__EXERCISE DIRECTIONS__
Retype each line exactly. Skip images.

__SUPPLIED DATA__
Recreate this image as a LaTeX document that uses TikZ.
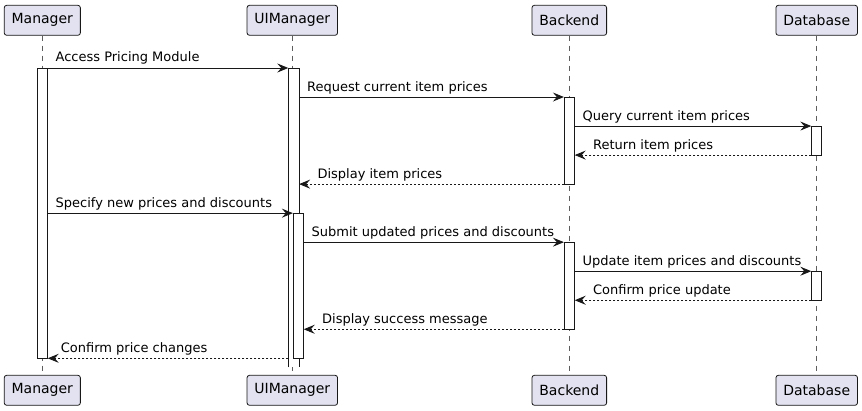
\documentclass[tikz,border=0pt]{standalone}
\usepackage{fontspec}
\setmainfont{DejaVu Sans}
\usetikzlibrary{arrows.meta}
\definecolor{partfill}{HTML}{E2E2F0}
\definecolor{umlline}{HTML}{181818}
\tikzset{>={Stealth[length=11pt,width=9pt,inset=4pt]}}
\tikzset{
  part/.style={draw=umlline,line width=0.8,fill=partfill,rounded corners=2.5pt,
    minimum height=30pt,inner xsep=7.4pt,font=\fontsize{14}{16}\selectfont},
  life/.style={umlline!70,line width=0.7,dash pattern=on 5pt off 5pt},
  act/.style={draw=umlline,line width=0.8,fill=white,minimum width=10pt,
    inner sep=0pt,anchor=north},
  msg/.style={->,umlline,line width=0.9},
  reply/.style={msg,dash pattern=on 2pt off 2pt},
  lbl/.style={black,anchor=base west,inner sep=0pt,yshift=6pt,
    font=\fontsize{13}{15}\selectfont}
}

\begin{document}
\begin{tikzpicture}[x=1pt,y=-1pt]
  \useasboundingbox (0,0) rectangle (862,411);

  % Participants
  \node[part] (man) at (42.3, 20.3) {Manager};
  \node[part] (ui) at (292.3, 20.3) {UIManager};
  \node[part] (be) at (569.3, 20.3) {Backend};
  \node[part] (db) at (816.7, 20.3) {Database};
  \node[part] (manB) at (42.3, 390.3) {Manager};
  \node[part] (uiB) at (292.3, 390.3) {UIManager};
  \node[part] (beB) at (569.3, 390.3) {Backend};
  \node[part] (dbB) at (816.7, 390.3) {Database};

  % Lifelines
  \draw[life] (man) -- (manB);
  \draw[life] (ui) -- (uiB);
  \draw[life] (be) -- (beB);
  \draw[life] (db) -- (dbB);

  % Message rows
  \foreach \i in {1,...,11}
    \coordinate (r\i) at (0, {68 + 29.03*(\i-1)});

  % Activations
  \node[act, minimum height=290.3pt] (mA) at (42.3, 68) {};
  \node[act, draw=none, minimum height=298.7pt] (uA) at (293.7, 68) {};
  \draw[umlline,line width=0.8] (uA.south west) -- (uA.north west)
    -- (uA.north east) -- (uA.south east);
  \node[act, minimum height=145.1pt] (uB) at (298.3, 213.2) {};
  \node[act, minimum height=87.1pt] (bA) at (569.3, 97) {};
  \node[act, minimum height=29pt] (dA) at (816.7, 126.1) {};
  \node[act, minimum height=87.1pt] (bB) at (569.3, 242.2) {};
  \node[act, minimum height=29pt] (dB) at (816.7, 271.2) {};

  % Messages
  \draw[msg] (mA.east |- r1) -- node[lbl, pos=0, xshift=7.5pt] (m1) {Access Pricing Module} (uA.west |- r1);
  \draw[msg] (uA.east |- r2) -- node[lbl, pos=0, xshift=7.5pt] (m2) {Request current item prices} (bA.west |- r2);
  \draw[msg] (bA.east |- r3) -- node[lbl, pos=0, xshift=7.5pt] (m3) {Query current item prices} (dA.west |- r3);
  \draw[reply] (dA.west |- r4) -- node[lbl, pos=1, xshift=18pt] (m4) {Return item prices} (bA.east |- r4);
  \draw[reply] (bA.west |- r5) -- node[lbl, pos=1, xshift=18pt] (m5) {Display item prices} (uA.east |- r5);
  \draw[msg] (mA.east |- r6) -- node[lbl, pos=0, xshift=7.5pt] (m6) {Specify new prices and discounts} (uB.west |- r6);
  \draw[msg] (uB.east |- r7) -- node[lbl, pos=0, xshift=7.5pt] (m7) {Submit updated prices and discounts} (bB.west |- r7);
  \draw[msg] (bB.east |- r8) -- node[lbl, pos=0, xshift=7.5pt] (m8) {Update item prices and discounts} (dB.west |- r8);
  \draw[reply] (dB.west |- r9) -- node[lbl, pos=1, xshift=18pt] (m9) {Confirm price update} (bB.east |- r9);
  \draw[reply] (bB.west |- r10) -- node[lbl, pos=1, xshift=18pt] (m10) {Display success message} (uB.east |- r10);
  \draw[reply] (uA.west |- r11) -- node[lbl, pos=1, xshift=12.7pt] (m11) {Confirm price changes} (mA.east |- r11);
\end{tikzpicture}
\end{document}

__RESULT FOR THIS EXERCISE__
Recreate this image as a LaTeX document that uses TikZ.
\documentclass[tikz,border=0pt]{standalone}
\usepackage{fontspec}
\setmainfont{DejaVu Sans}
\usetikzlibrary{arrows.meta}
\definecolor{partfill}{HTML}{E2E2F0}
\definecolor{umlline}{HTML}{181818}
\tikzset{>={Stealth[length=11pt,width=9pt,inset=4pt]}}
\tikzset{
  part/.style={draw=umlline,line width=0.8,fill=partfill,rounded corners=2.5pt,
    minimum height=30pt,inner xsep=7.4pt,font=\fontsize{14}{16}\selectfont},
  life/.style={umlline!70,line width=0.7,dash pattern=on 5pt off 5pt},
  act/.style={draw=umlline,line width=0.8,fill=white,minimum width=10pt,
    inner sep=0pt,anchor=north},
  msg/.style={->,umlline,line width=0.9},
  reply/.style={msg,dash pattern=on 2pt off 2pt},
  lbl/.style={black,anchor=base west,inner sep=0pt,yshift=6pt,
    font=\fontsize{13}{15}\selectfont}
}

\begin{document}
\begin{tikzpicture}[x=1pt,y=-1pt]
  \useasboundingbox (0,0) rectangle (862,411);

  % Participants
  \node[part] (man) at (42.3, 20.3) {Manager};
  \node[part] (ui) at (292.3, 20.3) {UIManager};
  \node[part] (be) at (569.3, 20.3) {Backend};
  \node[part] (db) at (816.7, 20.3) {Database};
  \node[part] (manB) at (42.3, 390.3) {Manager};
  \node[part] (uiB) at (292.3, 390.3) {UIManager};
  \node[part] (beB) at (569.3, 390.3) {Backend};
  \node[part] (dbB) at (816.7, 390.3) {Database};

  % Lifelines
  \draw[life] (man) -- (manB);
  \draw[life] (ui) -- (uiB);
  \draw[life] (be) -- (beB);
  \draw[life] (db) -- (dbB);

  % Message rows
  \foreach \i in {1,...,11}
    \coordinate (r\i) at (0, {68 + 29.03*(\i-1)});

  % Activations
  \node[act, minimum height=290.3pt] (mA) at (42.3, 68) {};
  \node[act, draw=none, minimum height=298.7pt] (uA) at (293.7, 68) {};
  \draw[umlline,line width=0.8] (uA.south west) -- (uA.north west)
    -- (uA.north east) -- (uA.south east);
  \node[act, minimum height=145.1pt] (uB) at (298.3, 213.2) {};
  \node[act, minimum height=87.1pt] (bA) at (569.3, 97) {};
  \node[act, minimum height=29pt] (dA) at (816.7, 126.1) {};
  \node[act, minimum height=87.1pt] (bB) at (569.3, 242.2) {};
  \node[act, minimum height=29pt] (dB) at (816.7, 271.2) {};

  % Messages
  \draw[msg] (mA.east |- r1) -- node[lbl, pos=0, xshift=7.5pt] (m1) {Access Pricing Module} (uA.west |- r1);
  \draw[msg] (uA.east |- r2) -- node[lbl, pos=0, xshift=7.5pt] (m2) {Request current item prices} (bA.west |- r2);
  \draw[msg] (bA.east |- r3) -- node[lbl, pos=0, xshift=7.5pt] (m3) {Query current item prices} (dA.west |- r3);
  \draw[reply] (dA.west |- r4) -- node[lbl, pos=1, xshift=18pt] (m4) {Return item prices} (bA.east |- r4);
  \draw[reply] (bA.west |- r5) -- node[lbl, pos=1, xshift=18pt] (m5) {Display item prices} (uA.east |- r5);
  \draw[msg] (mA.east |- r6) -- node[lbl, pos=0, xshift=7.5pt] (m6) {Specify new prices and discounts} (uB.west |- r6);
  \draw[msg] (uB.east |- r7) -- node[lbl, pos=0, xshift=7.5pt] (m7) {Submit updated prices and discounts} (bB.west |- r7);
  \draw[msg] (bB.east |- r8) -- node[lbl, pos=0, xshift=7.5pt] (m8) {Update item prices and discounts} (dB.west |- r8);
  \draw[reply] (dB.west |- r9) -- node[lbl, pos=1, xshift=18pt] (m9) {Confirm price update} (bB.east |- r9);
  \draw[reply] (bB.west |- r10) -- node[lbl, pos=1, xshift=18pt] (m10) {Display success message} (uB.east |- r10);
  \draw[reply] (uA.west |- r11) -- node[lbl, pos=1, xshift=12.7pt] (m11) {Confirm price changes} (mA.east |- r11);
\end{tikzpicture}
\end{document}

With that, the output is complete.